I have seen children who after time begin to stop trying make friends with their peers, occasionally they begin to play with younger children as younger children simply enjoy ‘no strings attached fun.’ Other children begin to remove themselves from groups and prefer to play or spend time on their own as the pressure to fit in becomes too great, but deep down, this is absolutely not what they want and they have somehow lost the skill of how to socialise, how to be their true selves and they start to loose their self-worth.
Children with speech, language and communication difficulties often have barriers when it comes to making friendships. Not all children granted, but I’ve observed first hand (many, many times over the years) how hard it is for these children, and others with ADHD, ASD and children suffering with mental health issues, to engage in friendships when a friend is all they desire and need. It’s heartbreaking to see them struggle in this area and loneliness is often a result of strained communication and being misunderstood. I bet you can all think of a tie when you thought someone was aloof, snooty, or rude because of their behaviour, when actually they were just shy and unable to engage in conversation as easily or readily as others.
I’ve witnessed children who try so hard to make friends that they begin to become angry or frustrated. They deliberately sabotage games in order to be noticed, begin controlling events to claw some respect and even turn to bullying. This is probably not what you expected to hear. Bullies are horrible right? Actually no! What goes on behind a bully’s behaviour can be incredibility sad or worrying. Apart from addressing their choice of angry or controlling outburst, you need to look beyond and find out what is behind the behaviour. There is always something behind the behaviour.
The worrying aspect about loneliness is what happens inside the mind. The thoughts and feelings which accompany the daily windmill of emotions spinning round and around. Self sabotage, suicidal thoughts, the deep sense of not being worthy, clever, funny, beautiful, popular etc. With time, children may resign to themselves to these thoughts, worse, believe them and gradually become numb, pushing their unhappiness and the loneliness deep within their soul. Eventually, everything becomes normal, it becomes ‘ok’ to be by themselves. But is isn’t!
Every living person or animal needs to feel love, that they are important, they are trusted, respected and listened to. We all need physical touch and emotional support. We are born social creatures. To be living without this is heartbreaking.
A lovely, simple gesture to give a lonely child is a smile, some time to listen (really listen), give a compliment, offer to play a game with them, engage in conversation and let them know how wonderful they are, because they will be.
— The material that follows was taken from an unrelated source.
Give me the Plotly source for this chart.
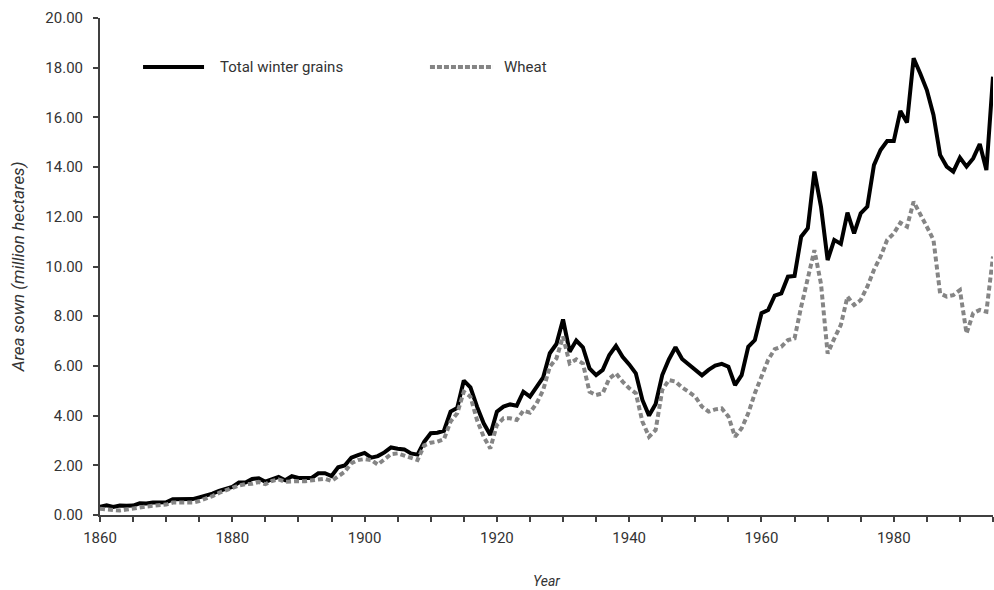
import plotly.graph_objects as go

years = list(range(1860, 1996))

total_winter_grains = [
    0.33, 0.39, 0.32, 0.38, 0.37, 0.38, 0.47, 0.46, 0.50, 0.50,   # 1860-1869
    0.51, 0.63, 0.63, 0.63, 0.64, 0.71, 0.78, 0.86, 0.97, 1.06,   # 1870-1879
    1.13, 1.31, 1.31, 1.45, 1.48, 1.34, 1.45, 1.53, 1.40, 1.56,   # 1880-1889
    1.49, 1.48, 1.49, 1.68, 1.68, 1.57, 1.92, 1.99, 2.31, 2.41,   # 1890-1899
    2.50, 2.31, 2.37, 2.52, 2.72, 2.67, 2.64, 2.48, 2.43, 2.94,   # 1900-1909
    3.29, 3.31, 3.39, 4.16, 4.31, 5.41, 5.14, 4.36, 3.69, 3.22,   # 1910-1919
    4.16, 4.36, 4.45, 4.40, 4.96, 4.76, 5.16, 5.54, 6.51, 6.88,   # 1920-1929
    7.87, 6.57, 7.02, 6.75, 5.90, 5.63, 5.84, 6.44, 6.81, 6.37,   # 1930-1939
    6.06, 5.70, 4.63, 4.00, 4.47, 5.63, 6.26, 6.75, 6.28, 6.07,   # 1940-1949
    5.83, 5.62, 5.84, 6.01, 6.08, 5.97, 5.23, 5.63, 6.77, 7.04,   # 1950-1959
    8.12, 8.25, 8.83, 8.92, 9.59, 9.62, 11.20, 11.54, 13.82, 12.40,  # 1960-1969
    10.26, 11.07, 10.91, 12.17, 11.33, 12.14, 12.41, 14.08, 14.69, 15.05,  # 1970-1979
    15.05, 16.26, 15.79, 18.38, 17.77, 17.10, 16.10, 14.49, 14.02, 13.82,  # 1980-1989
    14.38, 14.02, 14.35, 14.93, 13.88, 17.64,                      # 1990-1995
]

wheat = [
    0.25, 0.22, 0.18, 0.18, 0.22, 0.27, 0.32, 0.34, 0.37, 0.40,   # 1860-1869
    0.42, 0.50, 0.50, 0.50, 0.50, 0.56, 0.65, 0.76, 0.89, 1.00,   # 1870-1879
    1.12, 1.19, 1.24, 1.26, 1.33, 1.24, 1.37, 1.43, 1.34, 1.37,   # 1880-1889
    1.36, 1.36, 1.40, 1.46, 1.46, 1.37, 1.54, 1.74, 2.08, 2.21,   # 1890-1899
    2.25, 2.21, 2.03, 2.25, 2.45, 2.48, 2.40, 2.28, 2.21, 2.80,   # 1900-1909
    2.91, 2.95, 3.05, 3.76, 4.09, 4.96, 4.76, 3.82, 3.15, 2.68,   # 1910-1919
    3.62, 3.89, 3.89, 3.82, 4.20, 4.12, 4.49, 5.03, 5.97, 6.30,   # 1920-1929
    7.18, 6.10, 6.26, 6.10, 4.96, 4.83, 4.90, 5.50, 5.70, 5.37,   # 1930-1939
    5.10, 4.90, 3.76, 3.15, 3.42, 5.03, 5.43, 5.37, 5.13, 4.96,   # 1940-1949
    4.76, 4.36, 4.16, 4.25, 4.29, 3.96, 3.15, 3.49, 4.09, 4.90,   # 1950-1959
    5.57, 6.24, 6.67, 6.77, 7.04, 7.11, 8.38, 9.59, 10.66, 9.30,  # 1960-1969
    6.50, 7.10, 7.65, 8.79, 8.45, 8.65, 9.19, 9.86, 10.40, 11.07, # 1970-1979
    11.33, 11.76, 11.60, 12.61, 12.14, 11.60, 11.07, 8.92, 8.79, 8.85,  # 1980-1989
    9.05, 7.31, 8.12, 8.25, 8.18, 10.40,                          # 1990-1995
]

x_tick_vals = [1860, 1880, 1900, 1920, 1940, 1960, 1980]
x_tick_text = ["1860", "1880", "1900", "1920", "1940", "1960", "1980"]
y_tick_vals = [0, 2, 4, 6, 8, 10, 12, 14, 16, 18, 20]

series_names = ["Total winter grains", "Wheat"]

FONT = "Roboto, Liberation Sans, sans-serif"
TXT = "#333333"
AXC = "#404040"

fig = go.Figure()
fig.add_trace(go.Scatter(
    x=years, y=total_winter_grains, mode="lines", name=series_names[0],
    line=dict(color="#000000", width=4), showlegend=False,
))
fig.add_trace(go.Scatter(
    x=years, y=wheat, mode="lines", name=series_names[1],
    line=dict(color="#858585", width=4, dash="5px,3px"), showlegend=False,
))

# Legend drawn manually (paper coordinates)
leg_y = 0.9014
fig.add_shape(type="line", xref="paper", yref="paper", x0=0.0482, x1=0.1165,
              y0=leg_y, y1=leg_y, line=dict(color="#000000", width=4))
fig.add_shape(type="line", xref="paper", yref="paper", x0=0.3695, x1=0.4401,
              y0=leg_y, y1=leg_y, line=dict(color="#858585", width=4, dash="5px,2px"))
fig.add_annotation(xref="paper", yref="paper", x=0.1321, y=leg_y, xanchor="left",
                   yanchor="middle", text=series_names[0], showarrow=False,
                   font=dict(family=FONT, size=15, color=TXT))
fig.add_annotation(xref="paper", yref="paper", x=0.4507, y=leg_y, xanchor="left",
                   yanchor="middle", text=series_names[1], showarrow=False,
                   font=dict(family=FONT, size=15, color=TXT))

fig.update_layout(
    width=994, height=590,
    margin=dict(l=100, r=1, t=18, b=75, autoexpand=False),
    paper_bgcolor="white", plot_bgcolor="white",
    font=dict(family=FONT, size=15, color=TXT),
    showlegend=False,
)
fig.update_xaxes(
    range=[1860, 1995], showgrid=False, zeroline=False, automargin=False,
    showline=True, linecolor=AXC, linewidth=2,
    tickmode="array", tickvals=x_tick_vals, ticktext=x_tick_text,
    ticks="outside", ticklen=5, tickwidth=2, tickcolor=AXC,
    ticklabelstandoff=3,
    minor=dict(dtick=5, tick0=1860, ticks="outside", ticklen=5, tickwidth=2, tickcolor=AXC),
    tickfont=dict(family=FONT, size=15, color=TXT),
    title=dict(text="Year", standoff=30, font=dict(family=FONT, size=14, color=TXT, style="italic")),
)
fig.update_yaxes(
    range=[0, 20], showgrid=False, zeroline=False, automargin=False,
    showline=True, linecolor=AXC, linewidth=2,
    tickmode="array", tickvals=y_tick_vals, tickformat=".2f",
    ticks="outside", ticklen=5, tickwidth=2, tickcolor=AXC,
    ticklabelstandoff=7,
    tickfont=dict(family=FONT, size=15, color=TXT),
    title=dict(text="Area sown (million hectares)", standoff=16,
               font=dict(family=FONT, size=17, color=TXT, style="italic")),
)

# Remove the default 8px page margin so the 994x590 figure fills the window exactly.
fig.write_html("out.html", config={"displayModeBar": False},
               post_script="document.body.style.margin='0';")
However what about those confident, outwardly cheery children, the ones who seem happy and bright? How can they possibly be lonely? Everyone feels lonely sometimes. Some are good at hiding it, again pushing the feelings deep within and not allowing them to surface. We never know what is going on behind closed doors. So lets be observant, by regularly checking in with our children and others and hopefully we can make a difference and build positive relationships and trust – these children may even open up to us so we can help. Everyone needs a friend. Make sure we are all a good one.